Situazione che, con pressing alto ragionato e contropiede breve, permetterebbe di andare in porta quasi a ogni azione. Contro una simile banda del buco, invece, la Lazio riesce nell’impresa non solo di soffrire nel primo tempo, ma di non segnare su azione anche dopo aver ripreso in mano la partita. Tant’è che per sbloccare lo 0-0 ci vuole un Marco Lanna in minore, tale Milenković, goffo nel perdere la marcatura su Vecino e ancor più nel movimento scoordinato con cui cerca di recuperarla.
Pesano troppi errori dei singoli, fra cui quelli inammissibili di Castellanos e Felipe Anderson a porta quasi spalancata, ma a dominare sono le componenti sistemiche.

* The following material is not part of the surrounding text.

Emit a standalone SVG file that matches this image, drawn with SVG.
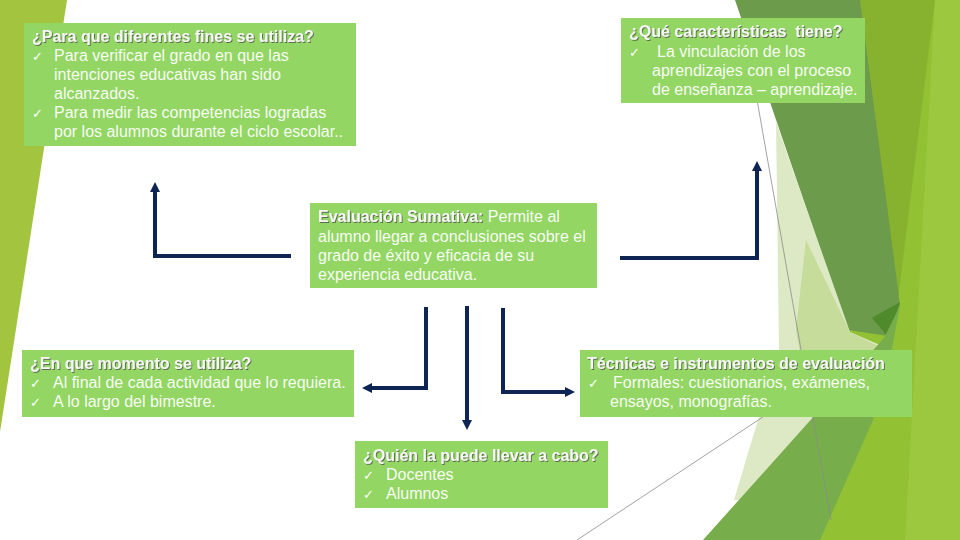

Di cosa ci si lamentava sotto la gestione dello spiacentino? Di una compagnia di teatro che recita a soggetto, con uno spettacolo pronto a collassare alla prima defezione di un interprete. Di una fase difensiva limitata ai duelli individuali, senza un elemento dominante in grado di coordinare il reparto: il gol di Beltrán, al di là del provvidenziale fallo di mano (nella foto, ndr), è uno scherzo di dubbio gusto per come Romagnoli e compagnia si lasciano prendere d’infilata. Dei personalismi che, con la patetica scusa degli equilibri di spogliatoio, consentivano a Luis Alberto di sprecare in serie calci piazzati, togliendo una risorsa fondamentale soprattutto in partite bloccate. Della totale mancanza di gioco, qualunque cosa si intenda con questa espressione. Di palloni buttati in mezzo a compagni fuori posto, fermi, senza movimenti di squadra che permettano di farsi trovare smarcati e nella posizione giusta per la conclusione. Di debolezze mentali del gruppo, cui la conduzione tecnica non aveva opposto contromisure di una qualche incisività.
Dopo due anni e mezzo a reinventare la ruota, com’è la situazione? La stessa, se non peggio. Il che etichetta il sarrismo come un fallimento, se non come una presa in giro.